Jodi Picoult has clearly researched her subject matter and this is a book that makes you think, for me more about the difference between passive and aggressive racism. But here’s the crux of the matter, no matter how good the story is, I really don’t read to be preached at, and Ruth’s tale and the book’s message, is far from subtle. Ruth of course has led a blameless life and the subtext is that she’s only got her successful life by denying her colour and blending in, unlike her sister Adisa who is only too quick to point out the injustice in modern day America.

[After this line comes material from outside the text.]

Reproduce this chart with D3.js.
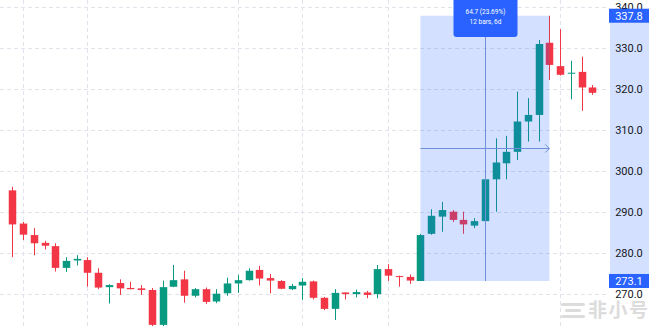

By the time we get to the courtroom, Turk conveniently being represented by a woman of colour while Ruth’s attorney is a young white American who has fought to take the first murder trial of her entire career, the drama hots up and despite being given another nudge to make sure I didn’t forget what the issue was, I have to admit I couldn’t stop turning the pages to find out how it was all going to turn out. Yes there was the twist and a touching ending.
There is no doubt at all that Jodi Picoult is an accomplished story-teller, the revelations about the characters that inhabit this book are well-paced, and if you want a book that makes you think, allows you to stand in another person’s shoes, her books are very appealing. Overall I really enjoyed Small Great Things, but although I like being challenged in my views, and I was by this book, I need a little more space to allow me to come to my own conclusion rather than having one imposed upon me.
Small Great Things will be published later this month and I was lucky enough to be given a copy by the publishers Hodder & Stoughton. This review is my unbiased thanks to them.